»»

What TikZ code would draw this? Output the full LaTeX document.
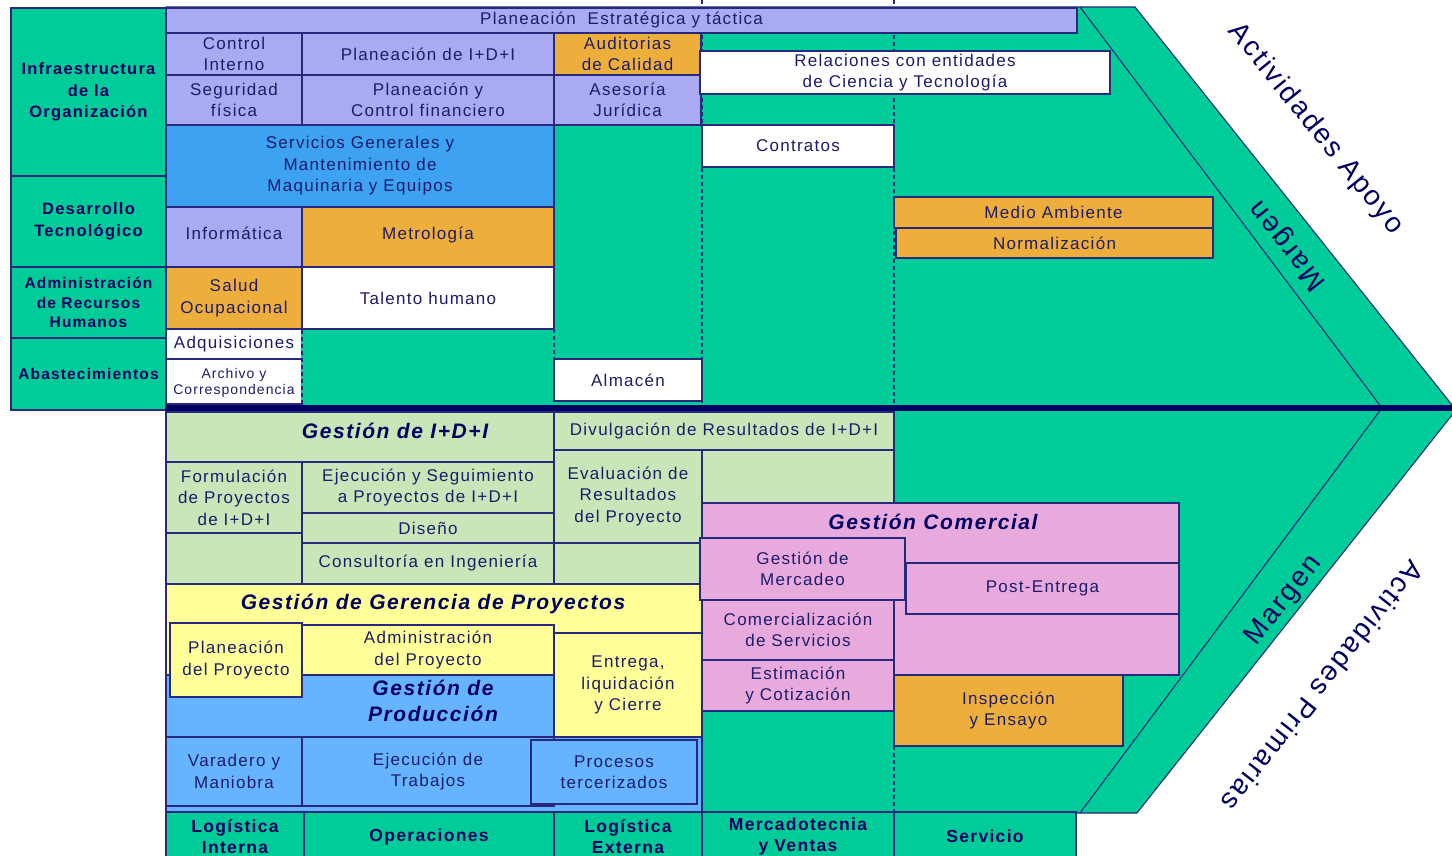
\documentclass[tikz,border=0pt]{standalone}
\usepackage{fontspec}
\setmainfont{Liberation Sans}[LetterSpace=7.5]

\definecolor{vgreen}{HTML}{00CC99}
\definecolor{lav}{HTML}{AAAAF2}
\definecolor{ochre}{HTML}{EEAE3C}
\definecolor{sky}{HTML}{3DA2F2}
\definecolor{skylt}{HTML}{66B4FF}
\definecolor{mint}{HTML}{C8E6B8}
\definecolor{lemon}{HTML}{FFFF99}
\definecolor{rose}{HTML}{E8AADC}
\definecolor{edge}{HTML}{28287C}
\definecolor{ink}{HTML}{1C1C6A}
\definecolor{bar}{HTML}{000060}

\newcommand\cellfont{\fontsize{17}{21.5}\selectfont}
\newcommand\smallcellfont{\fontsize{14}{16.5}\selectfont}
\newcommand\sidefont{\fontsize{16.5}{21.5}\selectfont\bfseries}
\newcommand\sidesmallfont{\fontsize{15.5}{19.5}\selectfont\bfseries}
\newcommand\footfont{\fontsize{17.5}{21}\selectfont\bfseries}
\newcommand\headfont{\fontsize{21}{26}\selectfont\bfseries\itshape}
\newcommand\diagfont{\fontsize{28}{32}\selectfont}

\tikzset{
  box/.style={draw=edge, line width=1.1pt, inner sep=0pt, align=center, text=ink, font=\cellfont},
  cell/.style n args={4}{at={({(#1+#3)/2},{(#2+#4)/2})},
    minimum width={(#3-#1)*1pt}, minimum height={(#4-#2)*1pt}},
  side/.style={box, fill=vgreen, font=\sidefont, text=bar},
  foot/.style={box, fill=vgreen, font=\footfont, text=bar},
  head/.style={text=bar, font=\headfont, inner sep=0pt, align=center},
  guide/.style={draw=edge, line width=1.1pt, dash pattern=on 4pt off 3pt},
  diag/.style={text=bar, font=\diagfont, inner sep=0pt},
}

\begin{document}
\begin{tikzpicture}[x=1pt, y=-1pt]
\useasboundingbox (0,0) rectangle (1452,856);
\fill[white] (0,0) rectangle (1452,856);

% chevron body
\coordinate (tl) at (166,7);
\coordinate (to) at (1135,7);
\coordinate (tip) at (1456,410);
\coordinate (bo) at (1137,813);
\coordinate (bl) at (166,813);
\coordinate (ti) at (1080,7);
\coordinate (mi) at (1382,408);
\coordinate (bi) at (1080,813);
\draw[edge, line width=1.1pt, fill=vgreen] (tl) -- (to) -- (tip) -- (bo) -- (bl) -- cycle;
\draw[edge, line width=1.1pt] (ti) -- (mi) -- (bi);

% column guides
\coordinate (gA1) at (702,0);   \coordinate (gA2) at (702,407);
\coordinate (gB1) at (894,0);   \coordinate (gB2) at (894,407);
\coordinate (gC1) at (554,329); \coordinate (gC2) at (554,359);
\coordinate (gD1) at (894,746); \coordinate (gD2) at (894,812);
\draw[guide] (gA1) -- (gA2);
\draw[guide] (gB1) -- (gB2);
\draw[guide] (gC1) -- (gC2);
\draw[guide] (gD1) -- (gD2);

% support activity labels
\node[side, cell={11}{8}{166}{176}] (infra) {Infraestructura\\de la\\Organización};
\node[side, cell={11}{176}{166}{267}] (desa) {Desarrollo\\Tecnológico};
\node[side, font=\sidesmallfont, cell={11}{267}{166}{338}] (arh) {Administración\\de Recursos\\Humanos};
\node[side, font=\sidesmallfont, cell={11}{338}{166}{410}] (abas) {Abastecimientos};

% support activities
\node[box, fill=lav, cell={166}{8}{1077}{33}] (pest) {Planeación~ Estratégica y táctica};
\node[box, fill=lav, cell={166}{33}{302}{75}] (cint) {Control\\Interno};
\node[box, fill=lav, cell={302}{33}{554}{75}] (pidi) {Planeación de I+D+I};
\node[box, fill=ochre, cell={554}{33}{701}{75}] (audi) {Auditorias\\de Calidad};
\node[box, fill=lav, cell={166}{75}{302}{125}] (segu) {Seguridad\\física};
\node[box, fill=lav, cell={302}{75}{554}{125}] (pcf) {Planeación y\\Control financiero};
\node[box, fill=lav, cell={554}{75}{701}{125}] (aseso) {Asesoría\\Jurídica};
\node[box, fill=white, cell={700}{51}{1110}{94}] (rel) {Relaciones con entidades\\de Ciencia y Tecnología};
\node[box, fill=sky, cell={166}{125}{554}{207}] (serv) {Servicios Generales y\\Mantenimiento de\\Maquinaria y Equipos};
\node[box, fill=white, cell={702}{125}{894}{167}] (contr) {Contratos};
\node[box, fill=lav, cell={166}{207}{302}{267}, text depth=8pt] (infor) {Informática};
\node[box, fill=ochre, cell={302}{207}{554}{267}, text depth=8pt] (metro) {Metrología};
\node[box, fill=ochre, cell={894}{197}{1213}{228}] (medio) {Medio Ambiente};
\node[box, fill=ochre, cell={896}{228}{1213}{258}] (norma) {Normalización};
\node[box, fill=ochre, cell={166}{267}{302}{329}] (salud) {Salud\\Ocupacional};
\node[box, fill=white, cell={302}{267}{554}{329}] (tale) {Talento humano};
\node[box, fill=white, cell={166}{329}{302}{359}] (adqu) {Adquisiciones};
\node[box, fill=white, font=\smallcellfont, cell={166}{359}{302}{404}, text depth=0pt] (arch) {Archivo y\\Correspondencia};
\node[box, fill=white, cell={554}{359}{702}{401}] (alma) {Almacén};
% dashed right edge of the supply cells
\coordinate (gE1) at (302,330); \coordinate (gE2) at (302,404);
\draw[vgreen, line width=1.3pt] (gE1) -- (gE2);
\draw[guide] (gE1) -- (gE2);

% divider between support and primary activities
\coordinate (barL) at (166,408);
\coordinate (barR) at (1452,408);
\draw[bar, line width=6.5pt] (barL) -- (barR);

% I+D+I management
\node[box, fill=mint, cell={166}{412}{554}{462}] (gidi) {};
\node[head] (giditxt) at (395,431) {Gestión de I+D+I};
\node[box, fill=mint, cell={554}{412}{894}{450}] (divu) {Divulgación de Resultados de I+D+I};
\node[box, fill=mint, cell={702}{450}{894}{503}] (mgapA) {};
\node[box, fill=mint, cell={166}{462}{302}{533}] (formu) {Formulación\\de Proyectos\\de I+D+I};
\node[box, fill=mint, cell={166}{533}{302}{584}] (mgapB) {};
\node[box, fill=mint, cell={302}{462}{554}{513}] (ejsg) {Ejecución y Seguimiento\\a Proyectos de I+D+I};
\node[box, fill=mint, cell={302}{513}{554}{543}] (dise) {Diseño};
\node[box, fill=mint, cell={302}{543}{554}{584}] (cons) {Consultoría en Ingeniería};
\node[box, fill=mint, cell={554}{450}{702}{543}] (eval) {Evaluación de\\Resultados\\del Proyecto};
\node[box, fill=mint, cell={554}{543}{702}{584}] (mgapC) {};

% project management
\node[box, fill=lemon, cell={166}{584}{702}{675}] (geren) {};
\node[head] (gerentxt) at (433,604) {Gestión de Gerencia de Proyectos};
\node[box, fill=lemon, cell={302}{625}{554}{675}] (admp) {Administración\\del Proyecto};
\node[box, fill=lemon, cell={554}{633}{702}{737}] (entr) {Entrega,\\liquidación\\y Cierre};

% production management
\node[box, fill=skylt, cell={166}{737}{702}{812}] (prodb) {};
\node[box, fill=skylt, cell={166}{675}{554}{737}] (prod) {};
\node[head] (prodtxt) at (433,701) {Gestión de\\Producción};
\node[box, fill=lemon, cell={170}{623}{302}{697}] (plpr) {Planeación\\del Proyecto};
\node[box, fill=skylt, cell={166}{737}{302}{806}] (vara) {Varadero y\\Maniobra};
\node[box, fill=skylt, cell={302}{737}{554}{806}] (ejtr) {Ejecución de\\Trabajos};
\node[box, fill=skylt, cell={531}{740}{697}{804}] (terc) {Procesos\\tercerizados};

% commercial management
\node[box, fill=rose, cell={702}{503}{1179}{675}] (comer) {};
\node[head] (comertxt) at (933,522) {Gestión Comercial};
\node[box, fill=ochre, cell={894}{675}{1123}{746}] (insp) {Inspección\\y Ensayo};
\node[box, fill=rose, cell={700}{538}{905}{600}] (merc) {Gestión de\\Mercadeo};
\node[box, fill=rose, cell={906}{563}{1179}{614}] (post) {Post-Entrega};
\node[box, fill=rose, cell={702}{600}{894}{660}] (cser) {Comercialización\\de Servicios};
\node[box, fill=rose, cell={702}{660}{894}{711}] (esti) {Estimación\\y Cotización};

% primary activity labels
\node[foot, cell={166}{812}{304}{861}] (lint) {Logística\\Interna};
\node[foot, cell={304}{812}{554}{861}] (oper) {Operaciones};
\node[foot, cell={554}{812}{702}{861}] (lext) {Logística\\Externa};
\node[foot, cell={702}{812}{894}{861}] (mkt) {Mercadotecnia\\y Ventas};
\node[foot, cell={894}{812}{1076}{861}] (serc) {Servicio};

% chevron captions
\node[diag, rotate=-51] (apoyo) at (1316,129) {Actividades Apoyo};
\node[diag, rotate=128.4] (margA) at (1288,245) {Margen};
\node[diag, rotate=52] (margB) at (1284,601) {Margen};
\node[diag, rotate=232] (prim) at (1323,686) {Actividades Primarias};
\end{tikzpicture}
\end{document}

««

§ **Exercise objective**
Repeat, word for word and with no pictures, only the lines running from the beginning of the data to the line that contains "(ti) -- (mi) -- (bi);".

§ **Written response**
What TikZ code would draw this? Output the full LaTeX document.
\documentclass[tikz,border=0pt]{standalone}
\usepackage{fontspec}
\setmainfont{Liberation Sans}[LetterSpace=7.5]

\definecolor{vgreen}{HTML}{00CC99}
\definecolor{lav}{HTML}{AAAAF2}
\definecolor{ochre}{HTML}{EEAE3C}
\definecolor{sky}{HTML}{3DA2F2}
\definecolor{skylt}{HTML}{66B4FF}
\definecolor{mint}{HTML}{C8E6B8}
\definecolor{lemon}{HTML}{FFFF99}
\definecolor{rose}{HTML}{E8AADC}
\definecolor{edge}{HTML}{28287C}
\definecolor{ink}{HTML}{1C1C6A}
\definecolor{bar}{HTML}{000060}

\newcommand\cellfont{\fontsize{17}{21.5}\selectfont}
\newcommand\smallcellfont{\fontsize{14}{16.5}\selectfont}
\newcommand\sidefont{\fontsize{16.5}{21.5}\selectfont\bfseries}
\newcommand\sidesmallfont{\fontsize{15.5}{19.5}\selectfont\bfseries}
\newcommand\footfont{\fontsize{17.5}{21}\selectfont\bfseries}
\newcommand\headfont{\fontsize{21}{26}\selectfont\bfseries\itshape}
\newcommand\diagfont{\fontsize{28}{32}\selectfont}

\tikzset{
  box/.style={draw=edge, line width=1.1pt, inner sep=0pt, align=center, text=ink, font=\cellfont},
  cell/.style n args={4}{at={({(#1+#3)/2},{(#2+#4)/2})},
    minimum width={(#3-#1)*1pt}, minimum height={(#4-#2)*1pt}},
  side/.style={box, fill=vgreen, font=\sidefont, text=bar},
  foot/.style={box, fill=vgreen, font=\footfont, text=bar},
  head/.style={text=bar, font=\headfont, inner sep=0pt, align=center},
  guide/.style={draw=edge, line width=1.1pt, dash pattern=on 4pt off 3pt},
  diag/.style={text=bar, font=\diagfont, inner sep=0pt},
}

\begin{document}
\begin{tikzpicture}[x=1pt, y=-1pt]
\useasboundingbox (0,0) rectangle (1452,856);
\fill[white] (0,0) rectangle (1452,856);

% chevron body
\coordinate (tl) at (166,7);
\coordinate (to) at (1135,7);
\coordinate (tip) at (1456,410);
\coordinate (bo) at (1137,813);
\coordinate (bl) at (166,813);
\coordinate (ti) at (1080,7);
\coordinate (mi) at (1382,408);
\coordinate (bi) at (1080,813);
\draw[edge, line width=1.1pt, fill=vgreen] (tl) -- (to) -- (tip) -- (bo) -- (bl) -- cycle;
\draw[edge, line width=1.1pt] (ti) -- (mi) -- (bi);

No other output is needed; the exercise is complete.